From the period sets on Mad Men to the rush to collect furniture from the post-war era, the public is more aware of Modernism today than ever before. Our Modern-era building stock is now part of our history and requires careful stewardship and renewal for future generations. The legacy of this movement, which espoused the spirit of social and technological progress, includes an unprecedented avalanche of buildings from the 1930s to 1970s, ranging from Mid-Century Modern designs to late Modern examples of Brutalism. Addressing these buildings is a complex task and encompasses challenging materials conservation, design, and planning issues.  
In the early 1990s the preservation of our Modern heritage first became a distinct area of practice for architects, landscape architects, conservators, and planners. Now, some 25 years later, many post-war buildings are being designated as historic, and most buildings from the period require reinvestment and renewal.  
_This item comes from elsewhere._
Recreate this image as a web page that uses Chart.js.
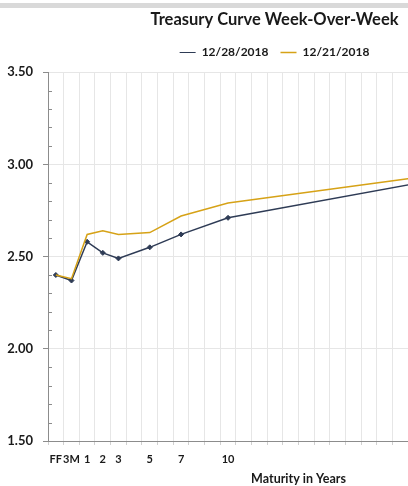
<!DOCTYPE html>
<html>
<head>
<meta charset="utf-8">
<script src="https://cdn.jsdelivr.net/npm/chart.js@4.4.1/dist/chart.umd.min.js"></script>
<style>
  html, body { margin: 0; padding: 0; background: #fff; overflow: hidden; }
  #wrap { position: relative; width: 408px; height: 486px; overflow: hidden; }
  #band { position: absolute; left: 0; top: 3px; width: 408px; height: 5px; background: #d9d9d9; }
  #c { position: absolute; left: 0; top: 0; }
</style>
</head>
<body>
<div id="wrap">
  <canvas id="c" width="562" height="486"></canvas>
  <div id="band"></div>
</div>
<script>
// axis slots: FF, 3M, then one slot per year out to 30
const slots = ['FF', '3M', '1', '2', '3', '4', '5', '6', '7', '8', '9', '10',
  '11', '12', '13', '14', '15', '16', '17', '18', '19', '20',
  '21', '22', '23', '24', '25', '26', '27', '28', '29', '30'];
const shownTicks = ['FF', '3M', '1', '2', '3', '5', '7', '10'];

const maturities = ['FF', '3M', '1', '2', '3', '5', '7', '10', '30'];
const yields1228 = [2.40, 2.37, 2.58, 2.52, 2.49, 2.55, 2.62, 2.71, 3.02];
const yields1221 = [2.40, 2.38, 2.62, 2.64, 2.62, 2.63, 2.72, 2.79, 3.02];

const NAVY = '#2e3b55';
const GOLD = '#d6a217';
const FONT = 'Lato, "Open Sans", sans-serif';

function toSlots(vals) {
  const out = slots.map(() => null);
  maturities.forEach((m, i) => { out[slots.indexOf(m)] = vals[i]; });
  return out;
}

const isMajor = v => Math.round(v * 10) % 5 === 0;

// excel-style minor ticks pointing into the plot
const minorTicks = {
  id: 'minorTicks',
  afterDraw(chart) {
    const y = chart.scales.y;
    const ctx = chart.ctx;
    ctx.save();
    ctx.strokeStyle = '#8c8c8c';
    ctx.lineWidth = 1;
    y.ticks.forEach(t => {
      if (isMajor(t.value)) return;
      const py = Math.round(y.getPixelForValue(t.value)) + 0.5;
      ctx.beginPath();
      ctx.moveTo(y.right, py);
      ctx.lineTo(y.right + 4, py);
      ctx.stroke();
    });
    ctx.restore();
  }
};

new Chart(document.getElementById('c'), {
  type: 'line',
  data: {
    labels: slots,
    datasets: [
      {
        label: '12/28/2018',
        data: toSlots(yields1228),
        borderColor: NAVY,
        backgroundColor: NAVY,
        borderWidth: 1.5,
        pointStyle: 'rectRot',
        pointRadius: 2.5,
        pointBorderWidth: 1,
        spanGaps: true,
        tension: 0,
        order: 1
      },
      {
        label: '12/21/2018',
        data: toSlots(yields1221),
        borderColor: GOLD,
        backgroundColor: GOLD,
        borderWidth: 1.5,
        pointRadius: 0,
        spanGaps: true,
        tension: 0,
        order: 0
      }
    ]
  },
  options: {
    responsive: false,
    animation: false,
    devicePixelRatio: 1,
    layout: { padding: { top: 0, right: 13, bottom: 0, left: 0 } },
    plugins: {
      title: {
        display: true,
        text: 'Treasury Curve Week-Over-Week',
        color: '#1a1a1a',
        font: { family: FONT, size: 16.5, weight: 'bold' },
        padding: { top: 10, bottom: 4.7 }
      },
      // spacer between legend and plot
      subtitle: {
        display: true,
        text: '',
        weight: 500,
        font: { size: 3 },
        padding: 0
      },
      legend: {
        position: 'top',
        labels: {
          usePointStyle: true,
          pointStyle: 'line',
          pointStyleWidth: 16,
          padding: 12,
          color: '#1a1a1a',
          font: { family: FONT, size: 12, weight: 'bold' },
          sort: (a, b) => a.datasetIndex - b.datasetIndex
        }
      },
      tooltip: { enabled: false }
    },
    scales: {
      x: {
        type: 'category',
        offset: true,
        afterFit: s => { s.height = 45; },
        grid: { offset: true, color: '#e6e6e6', tickColor: '#d0d0d0', tickLength: 4 },
        border: { color: '#8c8c8c' },
        ticks: {
          autoSkip: false,
          maxRotation: 0,
          padding: 8,
          color: '#1a1a1a',
          font: { family: FONT, size: 11, weight: 'bold' },
          callback(v) {
            const l = this.getLabelForValue(v);
            return shownTicks.includes(l) ? l : '';
          }
        },
        title: {
          display: true,
          text: 'Maturity in Years',
          color: '#1a1a1a',
          font: { family: FONT, size: 12.5, weight: 'bold' },
          padding: { top: 0, bottom: 0 }
        }
      },
      y: {
        min: 1.5,
        max: 3.5,
        afterFit: s => { s.width = 48; },
        grid: {
          color: c => (c.tick && isMajor(c.tick.value)) ? '#e6e6e6' : 'rgba(0,0,0,0)',
          tickColor: c => (c.tick && isMajor(c.tick.value)) ? '#8c8c8c' : 'rgba(0,0,0,0)',
          tickLength: 5
        },
        border: { color: '#8c8c8c' },
        ticks: {
          stepSize: 0.1,
          autoSkip: false,
          padding: 10,
          color: '#1a1a1a',
          font: { family: FONT, size: 13, weight: 'bold' },
          callback: v => isMajor(v) ? v.toFixed(2) : ''
        }
      }
    }
  },
  plugins: [minorTicks]
});
</script>
</body>
</html>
The preservation of iconic Modern landmarks requires diverse skills and a thoughtful, studied approach. Quinn Evans Architects’ portfolio reflects our commitment to the sensitive renovation, reuse, and transformation of these buildings, including research and documentation, evaluation for nominations to the National Register of Historic Places, renewal master planning, and comprehensive rehabilitation design. In preserving the most important aspects of historically and architecturally significant post-war buildings, it is also essential to adapt elements strategically and integrate sustainable systems and technology. Interventions—whether a major addition or a new lobby desk—can add new layers of meaning to Modern buildings and heighten awareness of original works of architecture. 
At no time has there been a greater need for thoughtful and creative design for sensitive architectural interventions that best serve each client’s needs. Without change, a building won’t continue to serve building users and, if important historic features are not preserved, a building won’t continue to convey the values that make it significant. Modern-era restoration projects should reflect that balance and an understanding of the attributes and limitations of post-war design and construction. Addressing the legacy of Modernism requires managing change and leveraging design opportunities through sustainable stewardship as we preserve, restore, repair, retrofit, rehabilitate, renew, and repurpose Modern architecture.